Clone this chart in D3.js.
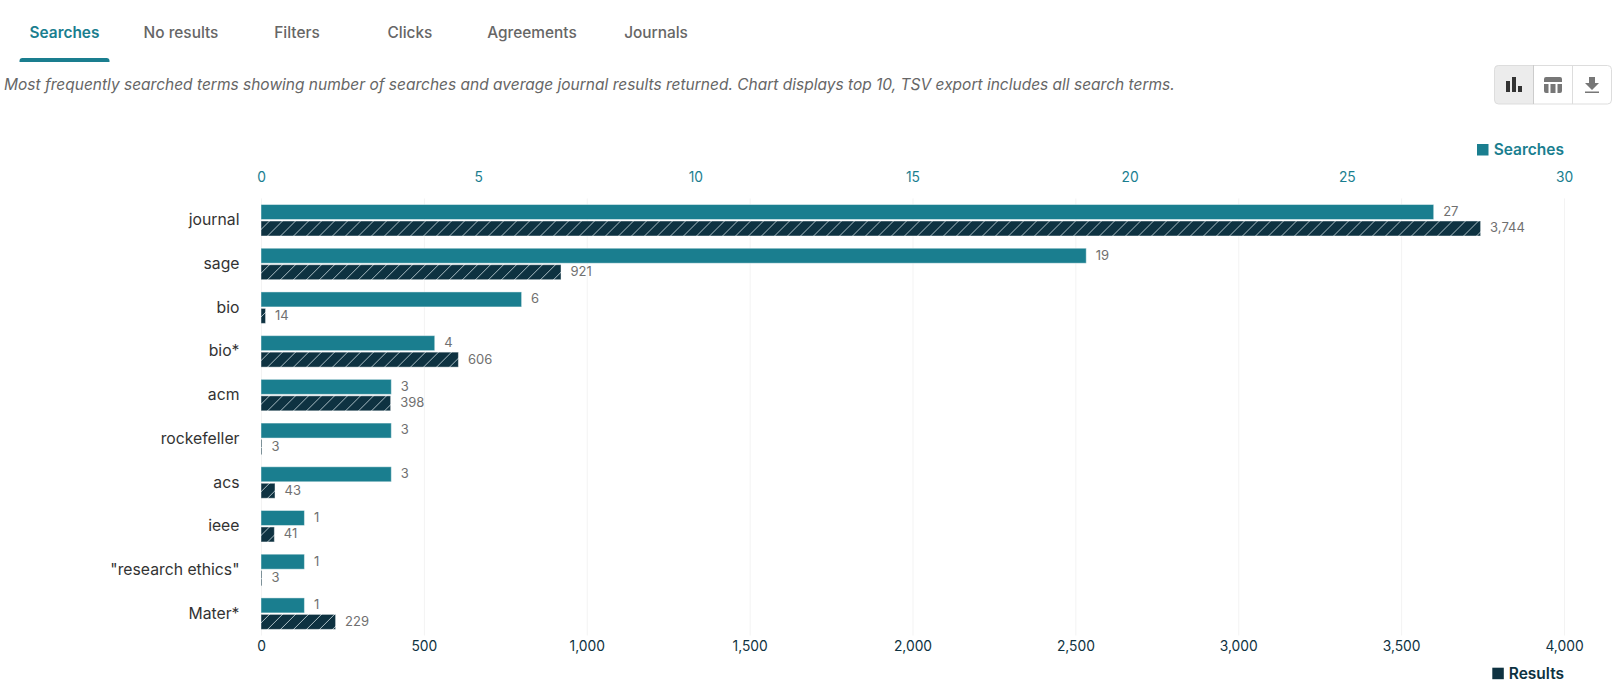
<!DOCTYPE html>
<html>
<head>
<meta charset="utf-8">
<script src="https://cdn.jsdelivr.net/npm/d3@7"></script>
<style>
  body { margin: 0; background: #fff; font-family: Inter, "Noto Sans", sans-serif; }
  svg { display: block; }
</style>
</head>
<body>
<svg id="chart" width="1616" height="692"></svg>
<script>
const terms = ['journal', 'sage', 'bio', 'bio*', 'acm', 'rockefeller', 'acs', 'ieee', '"research ethics"', 'Mater*'];
const searches = [27, 19, 6, 4, 3, 3, 3, 1, 1, 1];
const results = [3744, 921, 14, 606, 398, 3, 43, 41, 3, 229];
const searchTicks = [0, 5, 10, 15, 20, 25, 30];
const resultTicks = [0, 500, 1000, 1500, 2000, 2500, 3000, 3500, 4000];
const tabs = ['Searches', 'No results', 'Filters', 'Clicks', 'Agreements', 'Journals'];
const tabCentres = [64.5, 181, 297, 410, 532, 656];

const teal = '#1a7e8f';
const dark = '#0e3241';
const svg = d3.select('#chart');

// Tabs
svg.selectAll('.tab')
    .data(tabs)
    .enter()
    .append('text')
    .attr('class', 'tab')
    .attr('x', (d, i) => tabCentres[i])
    .attr('y', 37.5)
    .attr('text-anchor', 'middle')
    .attr('font-size', 15.4)
    .attr('font-weight', (d, i) => i === 0 ? 600 : 500)
    .attr('fill', (d, i) => i === 0 ? teal : '#666')
    .text(d => d);

svg.append('path')
    .attr('d', 'M19.5,62 v-1 a3,3 0 0 1 3,-3 h84 a3,3 0 0 1 3,3 v1 z')
    .attr('fill', teal);

svg.append('text')
    .attr('x', 4)
    .attr('y', 90)
    .attr('font-size', 15.5)
    .attr('font-style', 'italic')
    .attr('fill', '#666')
    .text('Most frequently searched terms showing number of searches and average journal results returned. Chart displays top 10, TSV export includes all search terms.');

// Toolbar buttons
const toolbar = svg.append('g');
toolbar.append('path')
    .attr('d', 'M1533.5,65 h-35 a4,4 0 0 0 -4,4 v31 a4,4 0 0 0 4,4 h35 z')
    .attr('fill', '#ececec');
toolbar.append('rect')
    .attr('x', 1494.5).attr('y', 65.5)
    .attr('width', 117).attr('height', 38.5).attr('rx', 4)
    .attr('fill', 'none').attr('stroke', '#ddd');
toolbar.append('line').attr('x1', 1533.5).attr('x2', 1533.5).attr('y1', 65).attr('y2', 104).attr('stroke', '#ccc');
toolbar.append('line').attr('x1', 1572.5).attr('x2', 1572.5).attr('y1', 65).attr('y2', 104).attr('stroke', '#ddd');
toolbar.append('path')
    .attr('d', 'M1506,81 h4 v11 h-4 z M1512,77 h4 v15 h-4 z M1518,86 h4 v6 h-4 z')
    .attr('fill', '#333');
toolbar.append('path')
    .attr('d', 'M1546,77 h14 a2,2 0 0 1 2,2 v3 h-18 v-3 a2,2 0 0 1 2,-2 z M1544,84 h4.5 v9 h-2.5 a2,2 0 0 1 -2,-2 z M1550.5,84 h5 v9 h-5 z M1557.5,84 h4.5 v7 a2,2 0 0 1 -2,2 h-2.5 z')
    .attr('fill', '#777');
toolbar.append('path')
    .attr('d', 'M1589,77 h6 v6 h4 l-7,7 l-7,-7 h4 z M1585,91.5 h14 v1.5 h-14 z')
    .attr('fill', '#777');

// Scales
const plotLeft = 261, plotRight = 1564, plotTop = 198.4, plotBottom = 635.5;
const xSearches = d3.scaleLinear().domain([0, 30]).range([plotLeft, plotRight]);
const xResults = d3.scaleLinear().domain([0, 4000]).range([plotLeft, plotRight]);
const y = d3.scaleBand().domain(terms).range([plotTop, plotBottom]).paddingInner(0.28).paddingOuter(0.14);
const inner = d3.scaleBand().domain(['searches', 'results']).range([0, y.bandwidth()]).paddingInner(0.09);

// Hatch for the results bars
const pattern = svg.append('defs').append('pattern')
    .attr('id', 'hatch')
    .attr('patternUnits', 'userSpaceOnUse')
    .attr('width', 13)
    .attr('height', 13);
pattern.append('rect').attr('width', 13).attr('height', 13).attr('fill', dark);
pattern.append('path')
    .attr('d', 'M-1,14 L14,-1 M-1,1 L1,-1 M12,14 L14,12')
    .attr('stroke', '#a9bcc3')
    .attr('stroke-width', 1);

// Axes
const topAxis = svg.append('g')
    .attr('transform', `translate(0,${plotTop})`)
    .call(d3.axisTop(xSearches).tickValues(searchTicks).tickSize(0).tickPadding(16));
topAxis.select('.domain').remove();
topAxis.selectAll('text').attr('fill', teal).attr('font-size', 13.8).attr('font-family', 'Inter');

const bottomAxis = svg.append('g')
    .attr('transform', `translate(0,${plotBottom})`)
    .call(d3.axisBottom(xResults).tickValues(resultTicks).tickSize(-(plotBottom - plotTop)).tickPadding(6).tickFormat(d3.format(',')));
bottomAxis.select('.domain').remove();
bottomAxis.selectAll('line').attr('stroke', '#f3f3f3');
bottomAxis.selectAll('text').attr('fill', dark).attr('font-size', 13.8).attr('font-family', 'Inter');

const leftAxis = svg.append('g')
    .attr('transform', `translate(${plotLeft},0)`)
    .call(d3.axisLeft(y).tickSize(0).tickPadding(21.5));
leftAxis.select('.domain').remove();
leftAxis.selectAll('text').attr('fill', '#333').attr('font-size', 15.75).attr('font-family', 'Inter');

// Bars and value labels
const rows = svg.selectAll('.row')
    .data(terms)
    .enter()
    .append('g')
    .attr('class', 'row')
    .attr('transform', d => `translate(0,${y(d)})`);

rows.append('rect')
    .attr('x', plotLeft)
    .attr('y', inner('searches'))
    .attr('width', (d, i) => xSearches(searches[i]) - plotLeft)
    .attr('height', inner.bandwidth())
    .attr('fill', teal)
    .attr('stroke', '#fff')
    .attr('stroke-opacity', 0.45);

rows.append('rect')
    .attr('x', plotLeft)
    .attr('y', inner('results'))
    .attr('width', (d, i) => xResults(results[i]) - plotLeft)
    .attr('height', inner.bandwidth())
    .attr('fill', 'url(#hatch)')
    .attr('stroke', '#fff')
    .attr('stroke-opacity', 0.45);

rows.append('text')
    .attr('x', (d, i) => xSearches(searches[i]) + 9.5)
    .attr('y', inner('searches') + inner.bandwidth() / 2)
    .attr('dy', '0.3em')
    .attr('font-size', 13)
    .attr('fill', '#707070')
    .text((d, i) => d3.format(',')(searches[i]));

rows.append('text')
    .attr('x', (d, i) => xResults(results[i]) + 9.5)
    .attr('y', inner('results') + inner.bandwidth() / 2)
    .attr('dy', '0.3em')
    .attr('font-size', 13)
    .attr('fill', '#707070')
    .text((d, i) => d3.format(',')(results[i]));

// Legends
svg.append('rect').attr('x', 1477).attr('y', 144).attr('width', 11.5).attr('height', 11.5).attr('fill', teal);
svg.append('text').attr('x', 1564).attr('y', 154.5).attr('text-anchor', 'end')
    .attr('font-size', 15.5).attr('font-weight', 600).attr('fill', teal).text('Searches');
svg.append('rect').attr('x', 1492.3).attr('y', 667.7).attr('width', 11.5).attr('height', 11.5).attr('fill', dark);
svg.append('text').attr('x', 1564).attr('y', 678.5).attr('text-anchor', 'end')
    .attr('font-size', 15.5).attr('font-weight', 600).attr('fill', dark).text('Results');
</script>
</body>
</html>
────────
▸ **Short exercise**
Write the listing out a second time exactly, dropping all images.

▸ **Solution**
Clone this chart in D3.js.
<!DOCTYPE html>
<html>
<head>
<meta charset="utf-8">
<script src="https://cdn.jsdelivr.net/npm/d3@7"></script>
<style>
  body { margin: 0; background: #fff; font-family: Inter, "Noto Sans", sans-serif; }
  svg { display: block; }
</style>
</head>
<body>
<svg id="chart" width="1616" height="692"></svg>
<script>
const terms = ['journal', 'sage', 'bio', 'bio*', 'acm', 'rockefeller', 'acs', 'ieee', '"research ethics"', 'Mater*'];
const searches = [27, 19, 6, 4, 3, 3, 3, 1, 1, 1];
const results = [3744, 921, 14, 606, 398, 3, 43, 41, 3, 229];
const searchTicks = [0, 5, 10, 15, 20, 25, 30];
const resultTicks = [0, 500, 1000, 1500, 2000, 2500, 3000, 3500, 4000];
const tabs = ['Searches', 'No results', 'Filters', 'Clicks', 'Agreements', 'Journals'];
const tabCentres = [64.5, 181, 297, 410, 532, 656];

const teal = '#1a7e8f';
const dark = '#0e3241';
const svg = d3.select('#chart');

// Tabs
svg.selectAll('.tab')
    .data(tabs)
    .enter()
    .append('text')
    .attr('class', 'tab')
    .attr('x', (d, i) => tabCentres[i])
    .attr('y', 37.5)
    .attr('text-anchor', 'middle')
    .attr('font-size', 15.4)
    .attr('font-weight', (d, i) => i === 0 ? 600 : 500)
    .attr('fill', (d, i) => i === 0 ? teal : '#666')
    .text(d => d);

svg.append('path')
    .attr('d', 'M19.5,62 v-1 a3,3 0 0 1 3,-3 h84 a3,3 0 0 1 3,3 v1 z')
    .attr('fill', teal);

svg.append('text')
    .attr('x', 4)
    .attr('y', 90)
    .attr('font-size', 15.5)
    .attr('font-style', 'italic')
    .attr('fill', '#666')
    .text('Most frequently searched terms showing number of searches and average journal results returned. Chart displays top 10, TSV export includes all search terms.');

// Toolbar buttons
const toolbar = svg.append('g');
toolbar.append('path')
    .attr('d', 'M1533.5,65 h-35 a4,4 0 0 0 -4,4 v31 a4,4 0 0 0 4,4 h35 z')
    .attr('fill', '#ececec');
toolbar.append('rect')
    .attr('x', 1494.5).attr('y', 65.5)
    .attr('width', 117).attr('height', 38.5).attr('rx', 4)
    .attr('fill', 'none').attr('stroke', '#ddd');
toolbar.append('line').attr('x1', 1533.5).attr('x2', 1533.5).attr('y1', 65).attr('y2', 104).attr('stroke', '#ccc');
toolbar.append('line').attr('x1', 1572.5).attr('x2', 1572.5).attr('y1', 65).attr('y2', 104).attr('stroke', '#ddd');
toolbar.append('path')
    .attr('d', 'M1506,81 h4 v11 h-4 z M1512,77 h4 v15 h-4 z M1518,86 h4 v6 h-4 z')
    .attr('fill', '#333');
toolbar.append('path')
    .attr('d', 'M1546,77 h14 a2,2 0 0 1 2,2 v3 h-18 v-3 a2,2 0 0 1 2,-2 z M1544,84 h4.5 v9 h-2.5 a2,2 0 0 1 -2,-2 z M1550.5,84 h5 v9 h-5 z M1557.5,84 h4.5 v7 a2,2 0 0 1 -2,2 h-2.5 z')
    .attr('fill', '#777');
toolbar.append('path')
    .attr('d', 'M1589,77 h6 v6 h4 l-7,7 l-7,-7 h4 z M1585,91.5 h14 v1.5 h-14 z')
    .attr('fill', '#777');

// Scales
const plotLeft = 261, plotRight = 1564, plotTop = 198.4, plotBottom = 635.5;
const xSearches = d3.scaleLinear().domain([0, 30]).range([plotLeft, plotRight]);
const xResults = d3.scaleLinear().domain([0, 4000]).range([plotLeft, plotRight]);
const y = d3.scaleBand().domain(terms).range([plotTop, plotBottom]).paddingInner(0.28).paddingOuter(0.14);
const inner = d3.scaleBand().domain(['searches', 'results']).range([0, y.bandwidth()]).paddingInner(0.09);

// Hatch for the results bars
const pattern = svg.append('defs').append('pattern')
    .attr('id', 'hatch')
    .attr('patternUnits', 'userSpaceOnUse')
    .attr('width', 13)
    .attr('height', 13);
pattern.append('rect').attr('width', 13).attr('height', 13).attr('fill', dark);
pattern.append('path')
    .attr('d', 'M-1,14 L14,-1 M-1,1 L1,-1 M12,14 L14,12')
    .attr('stroke', '#a9bcc3')
    .attr('stroke-width', 1);

// Axes
const topAxis = svg.append('g')
    .attr('transform', `translate(0,${plotTop})`)
    .call(d3.axisTop(xSearches).tickValues(searchTicks).tickSize(0).tickPadding(16));
topAxis.select('.domain').remove();
topAxis.selectAll('text').attr('fill', teal).attr('font-size', 13.8).attr('font-family', 'Inter');

const bottomAxis = svg.append('g')
    .attr('transform', `translate(0,${plotBottom})`)
    .call(d3.axisBottom(xResults).tickValues(resultTicks).tickSize(-(plotBottom - plotTop)).tickPadding(6).tickFormat(d3.format(',')));
bottomAxis.select('.domain').remove();
bottomAxis.selectAll('line').attr('stroke', '#f3f3f3');
bottomAxis.selectAll('text').attr('fill', dark).attr('font-size', 13.8).attr('font-family', 'Inter');

const leftAxis = svg.append('g')
    .attr('transform', `translate(${plotLeft},0)`)
    .call(d3.axisLeft(y).tickSize(0).tickPadding(21.5));
leftAxis.select('.domain').remove();
leftAxis.selectAll('text').attr('fill', '#333').attr('font-size', 15.75).attr('font-family', 'Inter');

// Bars and value labels
const rows = svg.selectAll('.row')
    .data(terms)
    .enter()
    .append('g')
    .attr('class', 'row')
    .attr('transform', d => `translate(0,${y(d)})`);

rows.append('rect')
    .attr('x', plotLeft)
    .attr('y', inner('searches'))
    .attr('width', (d, i) => xSearches(searches[i]) - plotLeft)
    .attr('height', inner.bandwidth())
    .attr('fill', teal)
    .attr('stroke', '#fff')
    .attr('stroke-opacity', 0.45);

rows.append('rect')
    .attr('x', plotLeft)
    .attr('y', inner('results'))
    .attr('width', (d, i) => xResults(results[i]) - plotLeft)
    .attr('height', inner.bandwidth())
    .attr('fill', 'url(#hatch)')
    .attr('stroke', '#fff')
    .attr('stroke-opacity', 0.45);

rows.append('text')
    .attr('x', (d, i) => xSearches(searches[i]) + 9.5)
    .attr('y', inner('searches') + inner.bandwidth() / 2)
    .attr('dy', '0.3em')
    .attr('font-size', 13)
    .attr('fill', '#707070')
    .text((d, i) => d3.format(',')(searches[i]));

rows.append('text')
    .attr('x', (d, i) => xResults(results[i]) + 9.5)
    .attr('y', inner('results') + inner.bandwidth() / 2)
    .attr('dy', '0.3em')
    .attr('font-size', 13)
    .attr('fill', '#707070')
    .text((d, i) => d3.format(',')(results[i]));

// Legends
svg.append('rect').attr('x', 1477).attr('y', 144).attr('width', 11.5).attr('height', 11.5).attr('fill', teal);
svg.append('text').attr('x', 1564).attr('y', 154.5).attr('text-anchor', 'end')
    .attr('font-size', 15.5).attr('font-weight', 600).attr('fill', teal).text('Searches');
svg.append('rect').attr('x', 1492.3).attr('y', 667.7).attr('width', 11.5).attr('height', 11.5).attr('fill', dark);
svg.append('text').attr('x', 1564).attr('y', 678.5).attr('text-anchor', 'end')
    .attr('font-size', 15.5).attr('font-weight', 600).attr('fill', dark).text('Results');
</script>
</body>
</html>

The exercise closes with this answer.